Infinitas é só uma força de expressão altamente motivadora porque fala sobre a minha capacidade também infinita para manter o ritmo alto e duradouro. Infelizmente, nenhuma das coisas é infinita e teria até vergonha de falar da minha capacidade física neste momento. Correr é que é estúpido, lembram-se?

Antes de mais, eu conheço pessoas que correm, de quem eu gosto muito, não porque correm mas porque são mesmo boas pessoas. Tão boas que nem me prendo nesse facto. Sim, digo alarvidades mas no fundo tenho bom coração. Eu aplaudo todos os que decidem ir correr, pela coragem em procurar o limite do corpo, muitas vezes ao lado de carros em andamento e com uma boa probabilidade de acabarem com os joelhos limados pelo alcatrão.

Seja a casa ou o carro, o ponto de partida de um corredor deve ser também e sempre o ponto de chegada.
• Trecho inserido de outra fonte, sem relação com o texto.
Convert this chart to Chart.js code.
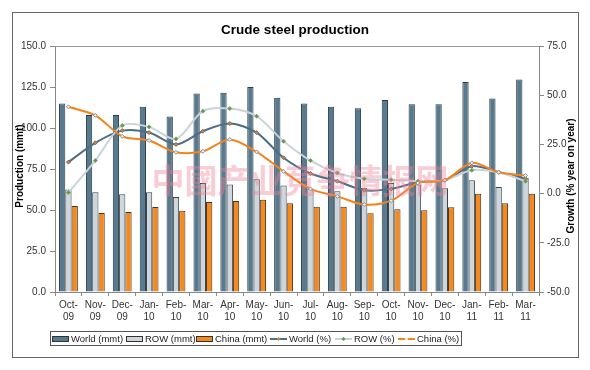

E se não for é só mau planeamento. A única coisa que me agrada na ideia de correr é a paisagem. Mas para ver paisagem, é melhor estar sentado para apreciar com calma. Eu pergunto-me “mas correr com que objetivo, porquê, atrás de quem, se nem um avião que preciso de apanhar me convence a apressar o passo? 

E na verdade, o que é nadar se não correr dentro de água? Enquanto a correr vamos atrás de um tempo, e de correr uns tantos quilómetros, nadar é fazer o mesmo, mas num curto espaço de 25 metros, tal como um peixinho dourado. A proporção deve ser a mesma.

Nadar é só uma forma de equilibrar o sofrimento que quase todos nós já causámos a um peixe que quisemos ter em casa. Preso dentro de um pequeno aquário que, na melhor das hipóteses, tinha pedras e uma alga para “enganar o peixe a pensar que estava no mar”. O peixe não tinha saída que não fosse nadar às voltas, para trás e para a frente. E quando eu vou nadar, não sou também só um peixe dourado preso num pequeno espaço aquático?

Correr pode não ser parvo, mas eu sou, e a única diferença entre mim e um peixe no aquário, é que a mim ninguém me atira comida. E que bem que me sabia.